• [WHAT THE TASK REQUIRES]
Starting at the first line of the data, print each line verbatim up to and including the line bearing "40, step: 10", omitting pictures.

• [SOURCE DATA]

•••

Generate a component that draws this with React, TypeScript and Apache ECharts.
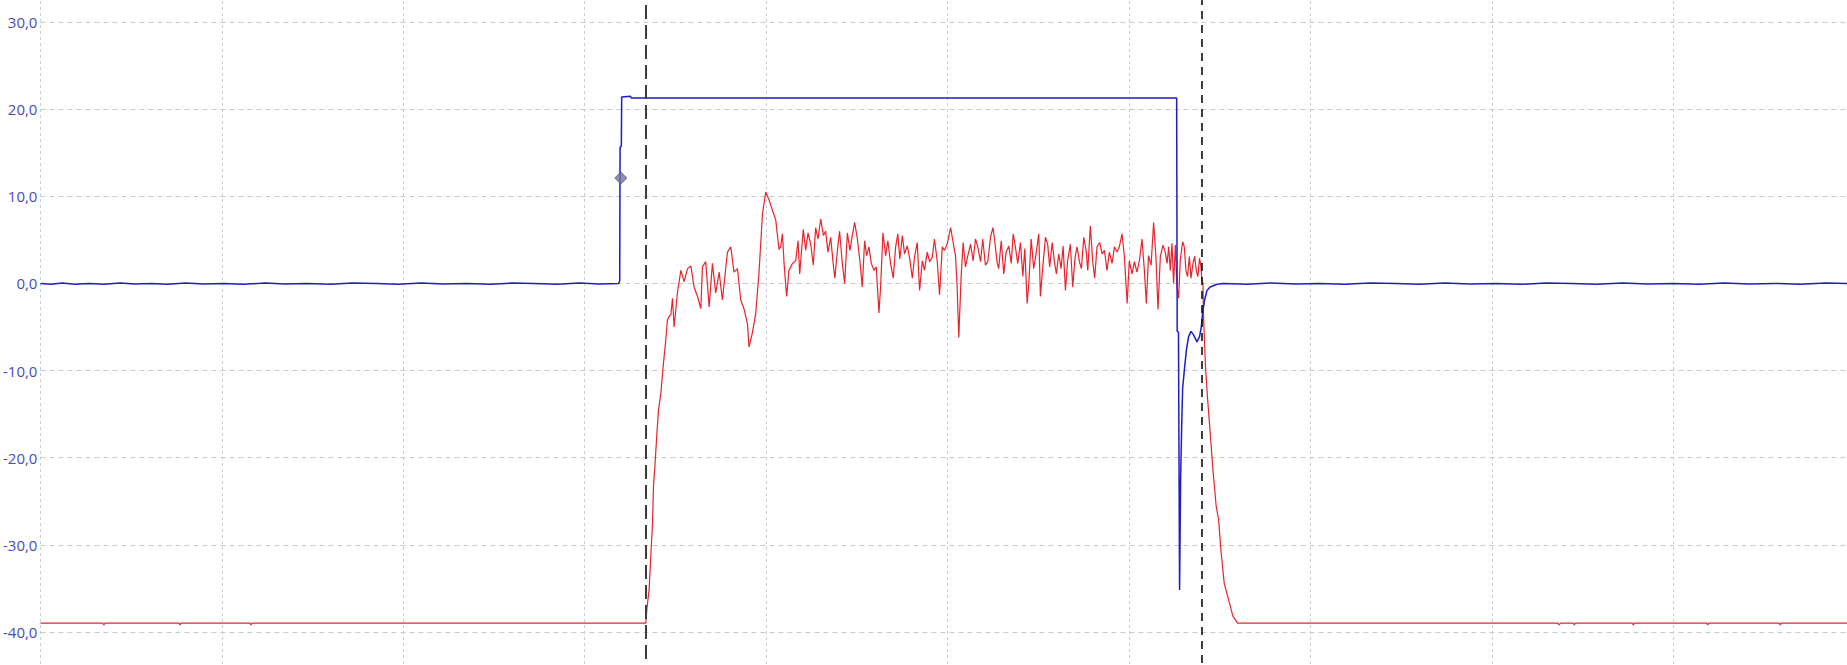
import { useEffect, useRef } from "react";
import * as echarts from "echarts";

// time axis in ms (one grid division = 100 ms), values in the channel's unit
const timeRange = { min: 0, max: 995.8, step: 100 };
const valueRange = { min: -50, max: 40, step: 10 };

const cursorTimes = [333.7, 640.4];
const triggerPoint: [number, number] = [319.9, 12.1];

const blueTrace: [number, number][] = [
  [0, 0.0], [6, -0.1], [12, 0.05], [19, -0.1], [27, 0.0], [35, -0.1], [44, 0.05], [52, -0.05],
  [61, 0.0], [70, -0.1], [80, 0.05], [90, -0.05], [101, 0.0], [112, -0.1], [124, 0.05], [135, -0.05],
  [147, 0.0], [160, -0.1], [172, 0.05], [185, 0.0], [197, -0.1], [210, 0.05], [222, -0.05], [235, 0.0],
  [248, -0.1], [260, 0.05], [272, 0.0], [285, -0.1], [297, 0.05], [308, -0.05], [318.8, 0.0],
  [319.3, 0.3], [319.5, 15.6], [320.2, 15.8], [320.4, 21.4], [325.3, 21.5], [325.6, 21.3],
  [626.3, 21.3], [626.6, -5.5], [627.3, -5.6], [627.9, -35.2], [628.5, -22.2], [629.1, -16.1],
  [629.6, -12.0], [630.7, -9.6], [631.7, -7.6], [632.9, -6.1], [634.2, -5.5], [635.6, -5.9],
  [637.5, -6.7], [638.9, -6.1], [639.9, -5.0], [640.6, -3.4], [641.7, -1.9], [643.0, -0.8],
  [644.8, -0.4], [648.6, -0.1], [652, 0.0], [665, -0.1], [678, 0.05], [692, -0.05], [705, 0.0],
  [719, -0.1], [733, 0.05], [747, 0.0], [760, -0.1], [774, 0.05], [788, -0.05], [802, 0.0],
  [816, -0.1], [830, 0.05], [844, 0.0], [858, -0.1], [872, 0.05], [886, -0.05], [900, 0.0],
  [914, -0.1], [928, 0.05], [942, -0.05], [956, 0.0], [970, -0.1], [984, 0.05], [995.8, 0.0],
];

const redTrace: [number, number][] = [
  [0, -39.0], [34.5, -39.0], [35, -39.2], [35.5, -39.0], [76.5, -39.0], [77, -39.2], [77.5, -39.0],
  [115.5, -39.0], [116, -39.2], [116.5, -39.0], [333.7, -39.0],
  [334.3, -37.3], [335.5, -35.2], [336.5, -31.0], [337.4, -27.5], [337.9, -23.3], [338.7, -21.0],
  [339.8, -17.2], [340.7, -14.5], [342.0, -12.6], [343.2, -9.6], [343.8, -8.4], [344.7, -6.5],
  [345.6, -4.2], [346.5, -3.8], [347.5, -3.6], [348.4, -1.7], [349.3, -5.0], [351.1, -1.1],
  [353.0, 1.5], [354.8, 0.2], [356.7, 1.7], [358.5, 2.0], [360.3, -0.4], [362.2, -1.5],
  [364.0, -2.9], [364.9, 1.9], [366.7, 2.5], [368.6, -2.7], [370.4, 2.3], [372.2, -1.1],
  [374.1, 1.3], [375.9, -1.9], [378.7, 3.6], [380.5, 4.2], [382.3, 1.3], [384.2, 1.7],
  [386.0, -1.9], [387.8, -2.9], [389.7, -4.6], [390.6, -7.3], [392.4, -5.7], [394.3, -3.4],
  [396.1, 1.3], [398.0, 8.0], [399.8, 10.5], [401.6, 9.6], [403.5, 8.4], [405.3, 7.3],
  [407.1, 3.9], [408.0, 4.2], [409.0, 5.7], [409.9, 2.3], [411.3, -1.5], [412.6, 1.5],
  [414.5, 2.3], [416.3, 2.6], [417.6, 4.9], [418.5, 1.1], [420.5, 6.2], [421.8, 3.8],
  [423.1, 5.8], [424.6, 4.5], [426.0, 2.1], [427.3, 6.4], [428.6, 5.1], [430.1, 7.4],
  [431.6, 5.5], [432.8, 6.0], [434.1, 3.6], [435.6, 5.3], [436.8, 2.6], [437.9, 0.6],
  [439.3, 3.8], [440.5, 6.0], [442.0, 2.3], [443.3, 0.0], [444.8, 5.8], [446.2, 3.8],
  [447.5, 5.5], [448.8, 7.0], [450.3, 5.1], [451.7, 2.6], [453.0, -0.4], [454.3, 4.9],
  [455.4, 3.2], [456.7, 4.2], [458.0, 2.3], [459.4, 1.5], [460.7, 1.9], [462.2, -3.4],
  [463.1, -0.4], [464.4, 5.8], [465.9, 3.2], [467.1, 4.9], [468.6, 2.3], [470.1, 0.6],
  [471.4, 4.2], [472.6, 5.7], [473.7, 2.8], [475.1, 5.5], [476.3, 3.4], [477.8, 4.3],
  [479.2, 2.8], [480.6, 0.6], [481.8, 3.0], [483.3, 4.7], [484.6, -0.8], [486.1, 2.6],
  [487.3, 1.5], [488.8, 3.6], [490.1, 2.5], [491.6, 3.0], [492.8, 5.1], [494.3, 2.6],
  [495.6, -1.3], [497.1, 4.2], [498.3, 3.8], [499.8, 4.5], [501.7, 6.4], [503.1, 4.7],
  [504.4, 3.2], [505.3, -0.4], [506.2, -6.2], [507.5, 0.8], [508.6, 4.7], [509.9, 1.9],
  [511.2, 3.2], [512.7, 4.5], [514.1, 2.6], [515.4, 5.1], [516.7, 4.2], [518.2, 2.5],
  [519.4, 5.1], [520.9, 2.1], [522.2, 2.5], [523.7, 5.3], [525.0, 6.4], [525.9, 5.1],
  [527.4, 2.3], [528.2, 1.7], [529.6, 4.9], [531.0, 1.1], [532.3, 3.6], [533.8, 4.3],
  [535.1, 2.3], [536.2, 5.7], [537.4, 4.2], [538.7, 2.3], [540.2, 4.7], [541.5, 0.8],
  [542.6, 4.0], [543.9, -2.3], [544.8, 0.0], [546.1, 5.1], [547.5, 1.7], [548.8, 3.4],
  [550.3, 5.7], [551.2, -1.5], [552.5, 1.9], [554.0, 5.3], [555.2, 4.5], [556.3, 1.9],
  [557.7, 4.7], [558.9, 2.5], [560.0, 1.1], [561.3, 3.4], [562.6, 1.7], [563.7, 4.3],
  [565.0, -0.8], [566.2, 2.6], [567.7, 4.5], [569.0, -0.4], [570.3, 3.0], [571.4, 4.2],
  [572.7, 2.5], [573.8, 1.7], [575.1, 5.3], [576.4, 3.8], [577.3, 1.5], [578.7, 6.6],
  [580.0, 2.6], [581.1, 0.6], [582.4, 4.2], [583.9, 4.7], [585.2, 3.4], [586.5, 3.8],
  [587.9, 1.5], [589.2, 3.6], [590.7, 2.3], [592.0, 4.2], [593.4, 3.6], [594.7, 4.2],
  [596.2, 5.7], [597.5, 3.0], [599.0, -2.3], [600.2, 2.6], [601.7, 1.1], [603.0, 2.5],
  [604.4, 1.3], [605.9, 2.8], [607.2, 5.1], [608.5, 1.5], [609.6, -2.3], [610.8, 3.2],
  [612.2, 2.1], [613.6, 7.0], [614.9, 3.0], [616.0, -3.0], [617.3, 3.1], [618.8, 4.4],
  [620.0, 3.6], [621.0, 2.3], [621.9, 4.2], [622.8, 1.5], [623.7, 4.6], [624.6, 0.0],
  [625.6, 4.4], [626.5, -0.4], [627.4, -1.7], [628.3, 2.7], [629.6, 4.8], [630.5, 4.2],
  [631.4, 1.5], [632.3, 0.8], [633.3, 3.1], [634.2, 0.6], [635.3, 2.3], [636.2, 3.1],
  [637.1, 1.5], [638.0, 0.8], [638.9, 2.9], [639.7, 1.9], [640.2, 0.4], [640.8, 0.0],
  [641.1, -3.8], [642.2, -9.6], [643.4, -13.4], [644.8, -17.2], [646.3, -21.4], [648.1, -25.6],
  [649.4, -27.1], [650.7, -30.6], [652.5, -34.4], [654.9, -36.3], [657.3, -38.2], [659.9, -39.0],
  [836.5, -39.0], [837, -39.2], [838, -39.0], [845, -39.0], [845.5, -39.2], [846, -39.0],
  [877.5, -39.0], [878, -39.2], [878.5, -39.0], [918.5, -39.0], [919, -39.2], [919.5, -39.0],
  [958.5, -39.0], [959, -39.2], [959.5, -39.0], [995.8, -39.0],
];

export default function App() {
  const chartRef = useRef<HTMLDivElement | null>(null);

  useEffect(() => {
    if (!chartRef.current) return;
    const chart = echarts.init(chartRef.current, undefined, { renderer: "svg" });
    chart.setOption({
      animation: false,
      backgroundColor: "#ffffff",
      grid: { left: 39, right: 0, top: 0, bottom: 0 },
      xAxis: {
        type: "value",
        min: timeRange.min,
        max: timeRange.max,
        interval: timeRange.step,
        axisLine: { show: false },
        axisTick: { show: false },
        axisLabel: { show: false },
        splitLine: {
          show: true,
          showMaxLine: false,
          lineStyle: { color: "#c3d0d8", type: [3, 3], width: 1 },
        },
      },
      yAxis: {
        type: "value",
        min: valueRange.min,
        max: valueRange.max,
        interval: valueRange.step,
        axisLine: { show: false },
        axisTick: { show: false },
        axisLabel: {
          showMinLabel: false,
          showMaxLabel: false,
          margin: 3,
          color: "#4b4bbf",
          fontSize: 15,
          fontFamily: "Open Sans",
          formatter: (v: number) => v.toFixed(1).replace(".", ","),
        },
        splitLine: {
          show: true,
          showMinLine: false,
          showMaxLine: false,
          lineStyle: { color: "#c8c8c8", type: [5, 4], width: 1 },
        },
      },
      series: [
        {
          name: "ch2",
          type: "line",
          data: redTrace,
          showSymbol: false,
          lineStyle: { color: "#e8232d", width: 1.2 },
          z: 2,
        },
        {
          name: "ch1",
          type: "line",
          data: blueTrace,
          showSymbol: false,
          lineStyle: { color: "#1e1ec4", width: 1.5 },
          z: 3,
        },
        {
          name: "trigger",
          type: "scatter",
          data: [triggerPoint],
          symbol: "diamond",
          symbolSize: 12,
          itemStyle: { color: "#72729a", borderColor: "#50507a", borderWidth: 1 },
          z: 4,
        },
        {
          name: "cursors",
          type: "line",
          data: [],
          z: 5,
          markLine: {
            silent: true,
            symbol: "none",
            label: { show: false },
            data: [
              { xAxis: cursorTimes[0], lineStyle: { color: "#3c3c3c", width: 2, type: [14, 6] } },
              { xAxis: cursorTimes[1], lineStyle: { color: "#111111", width: 1.6, type: [8, 6] } },
            ],
          },
        },
      ],
    });
    const onResize = () => chart.resize();
    window.addEventListener("resize", onResize);
    return () => {
      window.removeEventListener("resize", onResize);
      chart.dispose();
    };
  }, []);

  // the plot area runs past the window so the 40 and -50 ticks stay out of view
  return (
    <div style={{ position: "fixed", left: 0, top: 0, width: 1847, height: 665, overflow: "hidden" }}>
      <div
        ref={chartRef}
        style={{ position: "absolute", left: 0, top: -65.1, width: 1847, height: 784.2 }}
      />
    </div>
  );
}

•••

• [ANSWER IN FULL]
Generate a component that draws this with React, TypeScript and Apache ECharts.
import { useEffect, useRef } from "react";
import * as echarts from "echarts";

// time axis in ms (one grid division = 100 ms), values in the channel's unit
const timeRange = { min: 0, max: 995.8, step: 100 };
const valueRange = { min: -50, max: 40, step: 10 };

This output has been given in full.